Recordó cómo algunos de los hombres habían escapado de la lucha. Y al recordar sus caras aterrorizadas sintió desprecio hacia ellos. Seguramente habían sido más precipitados y habían estado más enloquecidos de lo que era estrictamente necesario. Eran débiles mortales. En cuanto a sí mismo, él había huido con discreción y dignidad.

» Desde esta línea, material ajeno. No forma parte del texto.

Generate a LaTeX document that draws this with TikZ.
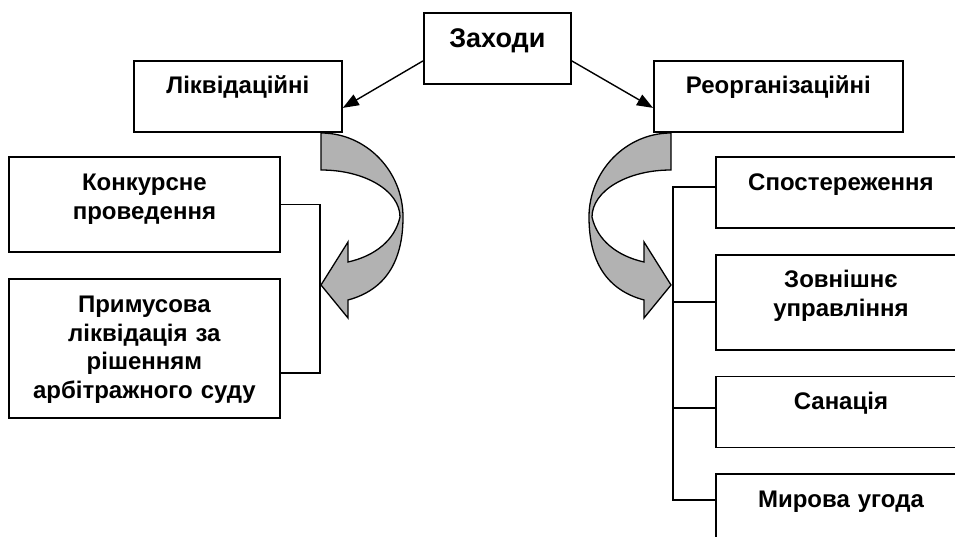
\documentclass[tikz,border=0pt]{standalone}
\usepackage{fontspec}
\setmainfont{Liberation Sans}
\usepackage{xcolor}
\definecolor{lineDark}{HTML}{000000}
\definecolor{twistFill}{HTML}{B2B2B2}
\usepackage{tikz}
\usetikzlibrary{positioning,arrows.meta}
\tikzset{%
  stepBox/.style={%
    rectangle,
    draw=lineDark,
    line width=1.8pt,
    fill=white,
    inner sep=0pt,
    align=center,
    font=\fontsize{24pt}{28.5pt}\selectfont\bfseries,
    text height=33pt
  },
  boxSize/.style 2 args={%
    text width=#1,
    text depth=#2
  },
  arrowLine/.style={%
    -{Triangle[length=16pt,width=12pt]},
    line width=1.4pt,
    color=lineDark
  },
  bracketLine/.style={%
    line width=1.5pt,
    color=lineDark
  },
  twistArrow/.style={%
    draw=lineDark,
    fill=twistFill,
    line width=1.3pt
  }
}
\begin{document}
\begin{tikzpicture}[x=1pt,y=-1pt]
  \useasboundingbox (0,0) rectangle (955,537);

  % top level
  \node[stepBox, boxSize={147pt}{36pt}, text height=35pt,
        font=\fontsize{27pt}{30pt}\selectfont\bfseries,
        anchor=north west] (zakh) at (423,12) {Заходи};
  \node[stepBox, boxSize={208pt}{38pt}, anchor=north west] (likv) at (133,60) {Ліквідаційні};
  \node[stepBox, boxSize={249pt}{38pt}, anchor=north west] (reorg) at (653,60) {Реорганізаційні};

  \draw[arrowLine] ([yshift=-12.5pt]zakh.west) -- ([yshift=-11.5pt]likv.east);
  \draw[arrowLine] ([yshift=-12.5pt]zakh.east) -- ([yshift=-11.5pt]reorg.west);

  % left branch
  \node[stepBox, boxSize={271pt}{61pt}, text height=34pt, anchor=north west] (konk) at (8,156) {Конкурсне\\проведення};
  \node[stepBox, boxSize={271pt}{105pt}, text height=34pt, below=25pt of konk] (prim) {Примусова\\ліквідація за\\рішенням\\арбітражного суду};

  \coordinate (lbar) at (320,373);
  \draw[bracketLine] (konk.east) -| (lbar) -- (lbar -| prim.east);

  % right branch
  \node[stepBox, boxSize={250pt}{37pt}, text height=34pt, anchor=north west] (spost) at (715,156) {Спостереження};
  \node[stepBox, boxSize={250pt}{62pt}, below=25pt of spost] (zovn) {Зовнішнє\\управління};
  \node[stepBox, boxSize={250pt}{38pt}, below=25pt of zovn] (san) {Санація};
  \node[stepBox, boxSize={250pt}{43pt}, below=25pt of san] (myr) {Мирова угода};

  \coordinate (rtop) at (673,187);
  \coordinate (rbot) at (673,500);
  \draw[bracketLine] (rtop -| spost.west) -- (rtop) -- (rbot) -- (rbot -| myr.west);
  \draw[bracketLine] (zovn.west) -- (zovn.west -| rtop);
  \draw[bracketLine] ([yshift=4pt]san.west) -- ([yshift=4pt]san.west -| rtop);

  % twisted arrows
  \draw[twistArrow] (321,133) .. controls (366,133) and (403,171) .. (403,217)
    .. controls (403,262) and (385,290) .. (348,300) -- (348,318) -- (321,285)
    -- (348,242) -- (348,262) .. controls (375,256) and (395,240) .. (400,217)
    .. controls (400,191) and (365,170) .. (321,170) -- cycle;
  \draw[twistArrow] (671,133) .. controls (626,133) and (589,171) .. (589,217)
    .. controls (589,262) and (607,290) .. (644,300) -- (644,318) -- (671,285)
    -- (644,242) -- (644,262) .. controls (617,256) and (597,240) .. (592,217)
    .. controls (592,191) and (627,170) .. (671,170) -- cycle;
\end{tikzpicture}
\end{document}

Creo que el principal antecedente literario de La roja insignia del valor (como la traducen las versiones más recientes) no es, en efecto, la obra de Homero sino la de Stendhal, cuando, en La cartuja de Parma, Fabrizio va a Waterloo y no entiende nada, cuando presencia el absurdo de la muerte y el horror en una sucesión de escenas inconexas y cañonazos como latidos del tiempo que resta para morir. Desde entonces, ninguna batalla es heroica, y el hecho de dedicar una novela entera a un episodio bélico se convirtió (en buena medida por el impacto de la novela de Crane) en un género en sí mismo, y despojarlo del dramatismo artificioso de más estructura que la del espanto y la contradicción. Debe de ser, en efecto, difícil mantener la cordura cuando se transita por un infierno de proporciones insondables, y sin embargo mucho más pequeño de lo que parece, envuelto en el humo de los cañonazos y el polvo de las marchas contra el enemigo. Y mucho menos cuando se alcanza algo parecido a la victoria:


Al momento olvidaron infinidad de cosas con enorme rapidez. El pasado, desde aquel momento, no contenía ya escenas de error y de desilusión. Eran muy felices y sentían que, en su interior, tenían el corazón lleno hasta rebosar de afecto y agradecimiento hacia su coronel y hacia su joven teniente.


Es decir, hacia los mismos a los que horas antes habrían querido matar por llevarlos a una muerte segura, la de todos aquellos que no tuvieron la suerte de regresar.


Stephen Crane, El rojo emblema del valor, trad. Micaela Misiego, Narcea, 1971, 196 p.